--- BEGIN ---
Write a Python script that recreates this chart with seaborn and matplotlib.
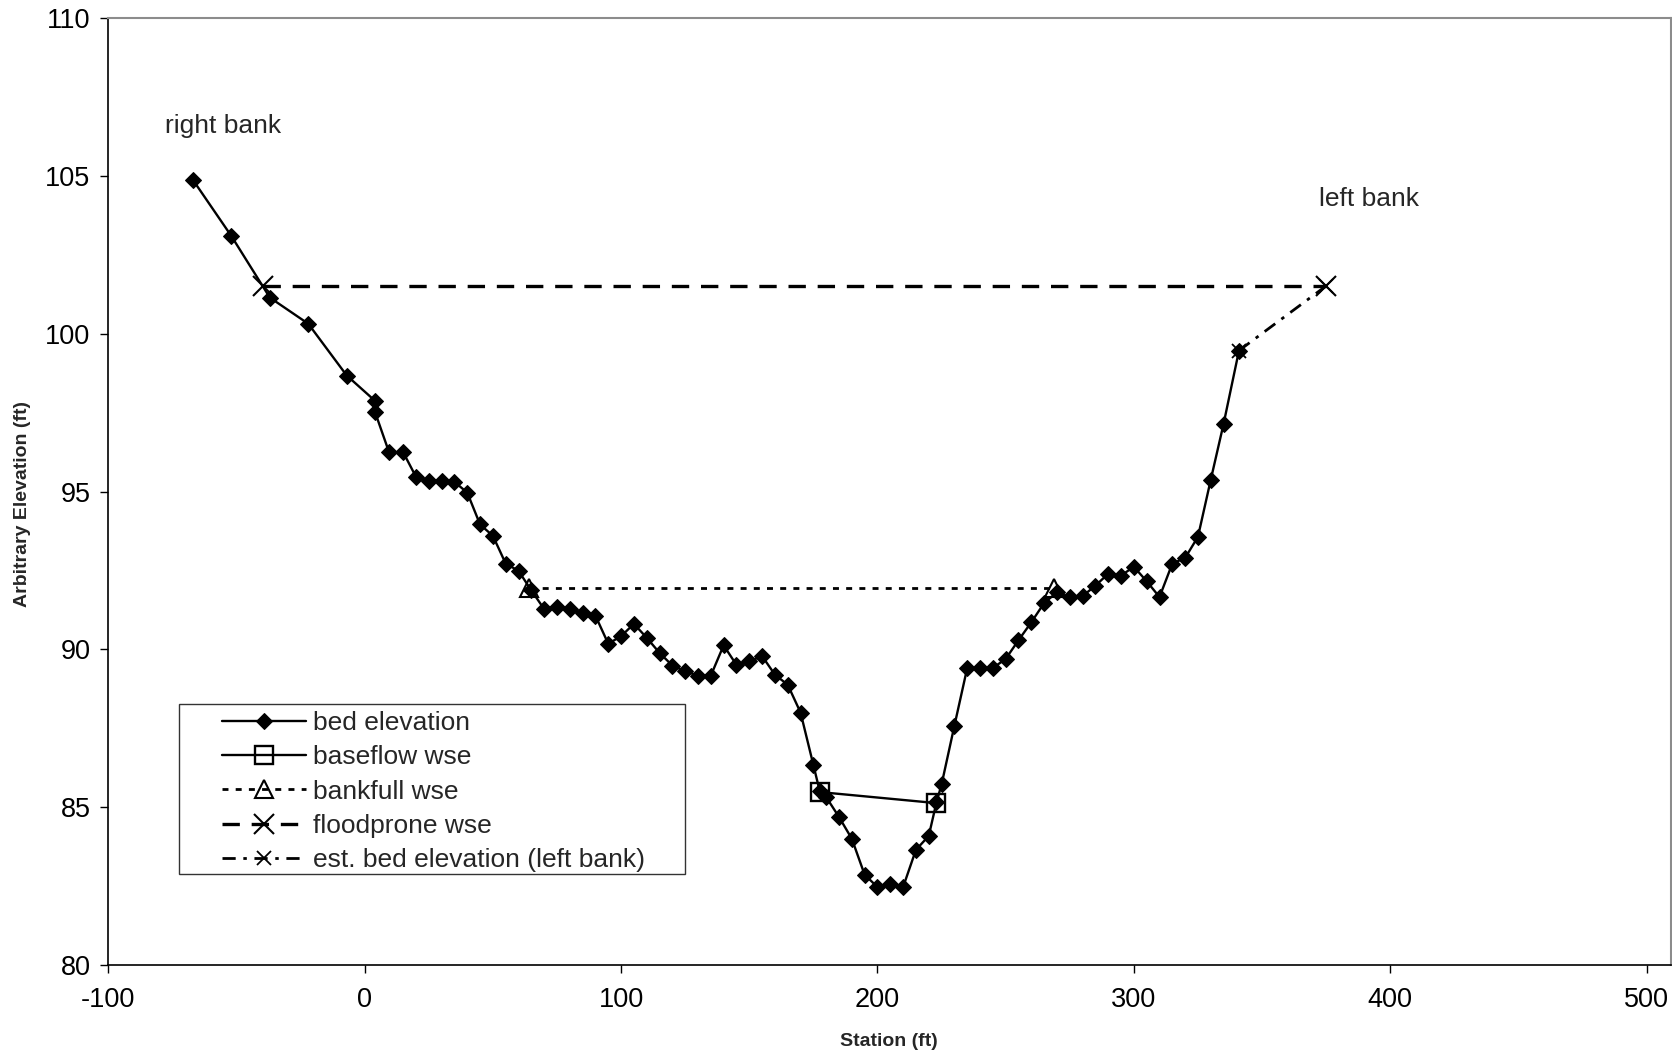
import numpy as np
import pandas as pd
import matplotlib
matplotlib.use("Agg")
import matplotlib.pyplot as plt
from matplotlib.patches import Rectangle
import seaborn as sns

# bed survey (station ft, elevation ft)
bed_station = [-67, -52, -37, -22, -7, 4, 4, 9.5, 15, 20, 25, 30, 35, 40, 45, 50,
               55, 60, 65, 70, 75, 80, 85, 90, 95, 100, 105, 110, 115, 120, 125,
               130, 135, 140, 145, 150, 155, 160, 165, 170, 175, 177.5, 180, 185,
               190, 195, 200, 205, 210, 215, 220, 223, 225, 230, 235, 240, 245,
               250, 255, 260, 265, 270, 275, 280, 285, 290, 295, 300, 305, 310,
               315, 320, 325, 330, 335, 341]
bed_elev = [104.88, 103.10, 101.15, 100.32, 98.68, 97.88, 97.53, 96.25, 96.25,
            95.47, 95.35, 95.35, 95.31, 94.97, 93.96, 93.60, 92.72, 92.49, 91.87,
            91.28, 91.36, 91.28, 91.14, 91.07, 90.18, 90.42, 90.81, 90.37, 89.89,
            89.49, 89.31, 89.17, 89.17, 90.13, 89.51, 89.62, 89.79, 89.20, 88.88,
            88.00, 86.34, 85.50, 85.32, 84.69, 84.00, 82.86, 82.47, 82.57, 82.47,
            83.65, 84.09, 85.15, 85.72, 87.58, 89.41, 89.41, 89.41, 89.70, 90.29,
            90.86, 91.47, 91.81, 91.65, 91.69, 92.02, 92.40, 92.34, 92.62, 92.16,
            91.66, 92.72, 92.90, 93.57, 95.38, 97.15, 99.47]

baseflow_station = [177.5, 223]
baseflow_elev = [85.48, 85.13]

bankfull_station = [64, 269]
bankfull_elev = [91.95, 91.95]

floodprone_station = [-39.5, 375]
floodprone_elev = [101.52, 101.52]

est_station = [341, 375]
est_elev = [99.47, 101.52]

labels = ["bed elevation", "baseflow wse", "bankfull wse", "floodprone wse",
          "est. bed elevation (left bank)"]

sns.set_style("ticks")
plt.rcParams["font.family"] = ["Liberation Sans", "DejaVu Sans"]
plt.rcParams["lines.scale_dashes"] = False
plt.rcParams["axes.unicode_minus"] = False

W, H = 1672, 1059
fig = plt.figure(figsize=(W / 100, H / 100), dpi=100)
ax = fig.add_axes([108.3 / W, 1 - 965 / H, (1671 - 108.3) / W, (965 - 18.3) / H])

handles = []

sns.lineplot(x=bed_station, y=bed_elev, ax=ax, estimator=None, sort=False,
             color="k", lw=1.7, marker="D", markersize=8,
             markeredgecolor="k", markerfacecolor="k", zorder=3)
handles.append(ax.lines[-1])

sns.lineplot(x=baseflow_station, y=baseflow_elev, ax=ax, estimator=None, sort=False,
             color="k", lw=1.7, marker="s", markersize=13.5,
             markerfacecolor="none", markeredgecolor="k", markeredgewidth=1.7, zorder=4)
handles.append(ax.lines[-1])

sns.lineplot(x=bankfull_station, y=bankfull_elev, ax=ax, estimator=None, sort=False,
             color="k", lw=2.0, marker="^", markersize=13,
             markerfacecolor="none", markeredgecolor="k", markeredgewidth=1.5, zorder=4)
ax.lines[-1].set_dashes([4.3, 5.2])
handles.append(ax.lines[-1])

sns.lineplot(x=floodprone_station, y=floodprone_elev, ax=ax, estimator=None, sort=False,
             color="k", lw=2.4, marker="x", markersize=15,
             markeredgecolor="k", markeredgewidth=1.5, zorder=4)
ax.lines[-1].set_dashes([12.5, 8.5])
handles.append(ax.lines[-1])

sns.lineplot(x=est_station, y=est_elev, ax=ax, estimator=None, sort=False,
             color="k", lw=2.0, marker="x", markersize=10,
             markeredgecolor="k", markeredgewidth=1.3, zorder=4)
ax.lines[-1].set_dashes([9.5, 5.5, 2.5, 5.5])
handles.append(ax.lines[-1])

ax.set_xlim(-100, 509.5)
ax.set_ylim(80, 110)
ax.set_xticks(np.arange(-100, 501, 100))
ax.set_yticks(np.arange(80, 111, 5))
ax.tick_params(axis="both", direction="out", length=5.8, width=1.0,
               labelsize=19.5, colors="k")
ax.tick_params(axis="x", pad=10)
ax.tick_params(axis="y", pad=7)

for s in ["left", "bottom"]:
    ax.spines[s].set_color("k")
    ax.spines[s].set_linewidth(1.2)
for s in ["top", "right"]:
    ax.spines[s].set_visible(True)
    ax.spines[s].set_color("#8c8c8c")
    ax.spines[s].set_linewidth(1.5)

lab_font = dict(family=["Liberation Sans Narrow", "Liberation Sans", "DejaVu Sans"],
                fontsize=14, fontweight="bold")
ax.set_xlabel("Station (ft)", **lab_font)
ax.set_ylabel("Arbitrary Elevation (ft)", **lab_font)
ax.xaxis.set_label_coords(0.4996, -0.0718)
ax.yaxis.set_label_coords(-0.0495, 0.487)

ax.text(-77.7, 106.6, "right bank", fontsize=19, va="center", ha="left")
ax.text(372.2, 104.27, "left bank", fontsize=19, va="center", ha="left")

# legend frame drawn separately (wider side padding than matplotlib allows)
frame = Rectangle((179 / W, 1 - 874 / H), (685 - 179) / W, (874 - 704) / H,
                  transform=fig.transFigure, facecolor="white",
                  edgecolor="#333333", lw=1.0, zorder=5, clip_on=False)
ax.add_patch(frame)
leg = ax.legend(handles, labels, loc="upper left",
                bbox_to_anchor=(221.8 / W, 1 - 711 / H),
                bbox_transform=fig.transFigure,
                fontsize=19, frameon=False,
                handlelength=3.2, handletextpad=0.25, borderpad=0,
                labelspacing=0.39, borderaxespad=0, numpoints=1)
leg.set_zorder(6)

fig.savefig("out.png", dpi=100)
--- END ---
Starting at the top of the listing above, reproduce each line up to and including the one with "import seaborn as sns"; omit the pictures.

Write a Python script that recreates this chart with seaborn and matplotlib.
import numpy as np
import pandas as pd
import matplotlib
matplotlib.use("Agg")
import matplotlib.pyplot as plt
from matplotlib.patches import Rectangle
import seaborn as sns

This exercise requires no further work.